Lucina S. answered 01/14/21
Princeton Graduate for Literature and Academic Writing Tutoring
Walden, by Henry David Thoreau (1854)
Walden is nonfiction, a combination of memoir, philosophy, and nature writing.
(1) Throreau is an intertextual writer. He uses wordplay, puns, etymologies, ancient Greek words, in-text quotations, bible allusions, allusions to the mythologies of Greece and India, allusions to Confucius. All this makes Walden a dense, hard-to-read text.
(2) Along these lines, Thoreau openly discusses his love of reading. But he also talks about how he sets aside reading for working with his hands. These two activities need to be in balance, which makes a lot of sense to me: it's hard to focus on reading all day.
(3) Sometimes Thoreau makes comparisons, using just one word, between people and nature (e.g. potato-rot and brain-rot).
(4) Thoreau wonders about how the Walden pond seems foreign, or reminds him of foreign parts, especially in winter.

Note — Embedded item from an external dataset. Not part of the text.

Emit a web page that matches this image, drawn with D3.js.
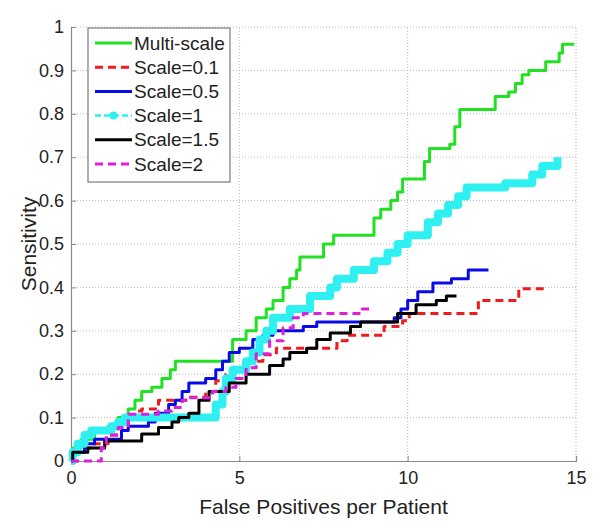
<!DOCTYPE html>
<html>
<head>
<meta charset="utf-8">
<script src="https://cdn.jsdelivr.net/npm/d3@7"></script>
<style>
  html, body { margin: 0; padding: 0; background: #fff; }
  svg { display: block; font-family: "Liberation Sans", Arial, sans-serif; }
</style>
</head>
<body>
<svg id="chart"></svg>
<script>
// [false positives per patient, sensitivity] — step points (value holds until next point)
const multiScale = [[0,0],[0.05,0.03],[0.3,0.05],[0.7,0.07],[1.1,0.08],[1.4,0.10],[1.7,0.12],[1.9,0.14],[2.1,0.16],[2.4,0.17],[2.7,0.19],[2.95,0.21],[3.1,0.23],[4.8,0.28],[5.2,0.30],[5.5,0.33],[5.8,0.35],[6.0,0.37],[6.3,0.40],[6.5,0.42],[6.7,0.44],[6.8,0.47],[7.5,0.50],[7.8,0.52],[9.0,0.56],[9.2,0.58],[9.5,0.60],[9.7,0.62],[9.85,0.65],[10.5,0.69],[10.65,0.72],[11.25,0.73],[11.4,0.77],[11.55,0.81],[12.6,0.84],[13.0,0.85],[13.2,0.87],[13.4,0.89],[13.6,0.90],[14.1,0.92],[14.5,0.94],[14.6,0.96],[14.95,0.96]];
const scale01 = [[0,0],[0.2,0.03],[0.7,0.04],[1.1,0.06],[1.4,0.08],[1.7,0.10],[1.9,0.115],[2.1,0.12],[2.6,0.14],[3.5,0.147],[4.0,0.16],[4.3,0.185],[4.6,0.20],[4.8,0.21],[5.2,0.23],[5.7,0.245],[6.1,0.26],[7.9,0.277],[8.2,0.29],[9.3,0.31],[9.85,0.323],[10.05,0.34],[12.1,0.37],[13.3,0.397],[14.1,0.40]];
const scale05 = [[0,0],[0.1,0.02],[0.4,0.04],[0.7,0.05],[1.5,0.07],[1.7,0.08],[2.3,0.09],[2.5,0.11],[2.9,0.13],[3.1,0.14],[3.3,0.16],[3.5,0.18],[4.0,0.19],[4.3,0.21],[4.5,0.23],[4.7,0.25],[5.0,0.26],[5.4,0.28],[5.7,0.29],[6.0,0.30],[6.9,0.31],[7.3,0.32],[9.6,0.33],[9.8,0.35],[10.0,0.37],[10.3,0.39],[10.75,0.41],[11.3,0.42],[11.8,0.44],[12.4,0.44]];
const scale1 = [[0,0],[0.05,0.02],[0.2,0.04],[0.4,0.06],[0.6,0.07],[1.2,0.08],[1.4,0.09],[1.6,0.10],[4.3,0.13],[4.5,0.16],[4.6,0.19],[4.8,0.21],[5.2,0.23],[5.4,0.25],[5.6,0.28],[5.8,0.30],[6.0,0.33],[6.5,0.35],[7.1,0.38],[7.7,0.40],[7.9,0.42],[8.4,0.44],[9.0,0.46],[9.4,0.48],[9.7,0.50],[10.0,0.52],[10.6,0.55],[10.9,0.57],[11.2,0.59],[11.5,0.61],[11.75,0.63],[12.9,0.64],[13.7,0.66],[14.0,0.68],[14.45,0.70]];
const scale15 = [[0,0],[0.05,0.02],[0.5,0.03],[1.0,0.046],[2.1,0.062],[2.6,0.077],[3.0,0.09],[3.2,0.10],[3.5,0.11],[3.8,0.14],[4.1,0.16],[4.7,0.18],[5.2,0.20],[5.9,0.22],[6.3,0.235],[6.5,0.25],[7.0,0.26],[7.3,0.28],[7.7,0.295],[8.3,0.31],[8.6,0.32],[9.7,0.34],[10.25,0.36],[10.85,0.37],[11.15,0.38],[11.45,0.38]];
const scale2 = [[0,0],[0.9,0.03],[1.05,0.06],[1.4,0.077],[1.7,0.108],[2.6,0.115],[3.0,0.123],[3.3,0.14],[3.5,0.146],[4.2,0.16],[4.6,0.17],[4.9,0.19],[5.2,0.215],[5.5,0.247],[5.9,0.277],[6.3,0.307],[6.6,0.33],[6.9,0.34],[8.65,0.35],[8.95,0.353]];

const seriesNames = ['Multi-scale', 'Scale=0.1', 'Scale=0.5', 'Scale=1', 'Scale=1.5', 'Scale=2'];
const seriesData = [multiScale, scale01, scale05, scale1, scale15, scale2];
const xTicks = [0, 5, 10, 15];
const yTicks = [0, 0.1, 0.2, 0.3, 0.4, 0.5, 0.6, 0.7, 0.8, 0.9, 1];

const styles = [
  { color: '#22e022', width: 3, dash: null },
  { color: '#ee1c1c', width: 3, dash: '8,5' },
  { color: '#0a0ae6', width: 3, dash: null },
  { color: '#2ef0f0', width: 8, dash: null },
  { color: '#000000', width: 3, dash: null },
  { color: '#dd1fdd', width: 3, dash: '8,5' }
];

const width = 600, height = 525;
const margin = { top: 27, right: 24, bottom: 64, left: 71 };

const svg = d3.select('#chart')
  .attr('width', width)
  .attr('height', height)
  .attr('viewBox', `0 0 ${width} ${height}`);

const x = d3.scaleLinear().domain([0, 15]).range([margin.left, width - margin.right]);
const y = d3.scaleLinear().domain([0, 1]).range([height - margin.bottom, margin.top]);

// Grid (dotted)
const grid = svg.append('g').attr('stroke', '#b8b8b8').attr('stroke-width', 1).attr('stroke-dasharray', '1,2');
yTicks.filter(d => d > 0).forEach(d => {
  grid.append('line').attr('x1', x(0)).attr('x2', x(15)).attr('y1', y(d)).attr('y2', y(d));
});
xTicks.filter(d => d > 0).forEach(d => {
  grid.append('line').attr('x1', x(d)).attr('x2', x(d)).attr('y1', y(0)).attr('y2', y(1));
});

// Axes
const xAxis = svg.append('g')
  .attr('transform', `translate(0, ${y(0)})`)
  .call(d3.axisBottom(x).tickValues(xTicks).tickSize(-5).tickPadding(10).tickFormat(d3.format('d')));
const yAxis = svg.append('g')
  .attr('transform', `translate(${x(0)}, 0)`)
  .call(d3.axisLeft(y).tickValues(yTicks).tickSize(-5).tickPadding(7).tickFormat(d => d === 0 || d === 1 ? String(d) : d.toFixed(1)));
[xAxis, yAxis].forEach(a => {
  a.select('.domain').attr('stroke', '#8a8a8a').attr('stroke-width', 1.2);
  a.selectAll('.tick line').attr('stroke', '#8a8a8a');
  a.selectAll('.tick text').attr('fill', '#222').attr('font-size', '18px').attr('font-family', '"Liberation Sans", Arial, sans-serif');
});

// Lines
const line = d3.line().x(d => x(d[0])).y(d => y(d[1])).curve(d3.curveStepAfter);
const plot = svg.append('g');
seriesData.forEach((data, i) => {
  plot.append('path')
    .datum(data)
    .attr('fill', 'none')
    .attr('stroke', styles[i].color)
    .attr('stroke-width', styles[i].width)
    .attr('stroke-linejoin', 'round')
    .attr('stroke-dasharray', styles[i].dash)
    .attr('d', line);
});

// Axis labels
svg.append('text')
  .attr('x', (x(0) + x(15)) / 2)
  .attr('y', 514)
  .attr('text-anchor', 'middle')
  .attr('font-size', '21px')
  .attr('fill', '#222')
  .text('False Positives per Patient');

svg.append('text')
  .attr('transform', `translate(29, ${(y(0) + y(1)) / 2}) rotate(-90)`)
  .attr('text-anchor', 'middle')
  .attr('dy', '0.35em')
  .attr('font-size', '21px')
  .attr('fill', '#222')
  .text('Sensitivity');

// Legend
const legend = svg.append('g');
legend.append('rect')
  .attr('x', 88).attr('y', 28)
  .attr('width', 142).attr('height', 154)
  .attr('fill', '#fff')
  .attr('stroke', '#7a7a7a')
  .attr('stroke-width', 1.2);

seriesNames.forEach((name, i) => {
  const ly = 43 + i * 24.2;
  const st = styles[i];
  legend.append('line')
    .attr('x1', 95).attr('x2', 132).attr('y1', ly).attr('y2', ly)
    .attr('stroke', st.color)
    .attr('stroke-width', i === 3 ? 2.5 : 3)
    .attr('stroke-dasharray', i === 3 ? '6,3' : st.dash);
  if (i === 3) {
    legend.append('circle').attr('cx', 113.5).attr('cy', ly).attr('r', 4).attr('fill', st.color);
  }
  legend.append('text')
    .attr('x', 134).attr('y', ly)
    .attr('dy', '0.35em')
    .attr('font-size', '19px')
    .attr('fill', '#222')
    .text(name);
});
</script>
</body>
</html>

This happens in many passages across the book. One of the main themes of the book is Thoreau's idea that travel to foreign places isn't as good as "traveling" (fully exploring) within one's own environment and one's own mind.
(5) Thoreau understates his dependence on other people to live; he imagines that he can live using only his own skills. He also insults women and older people, claiming that mere experience of life doesn't make a person wise.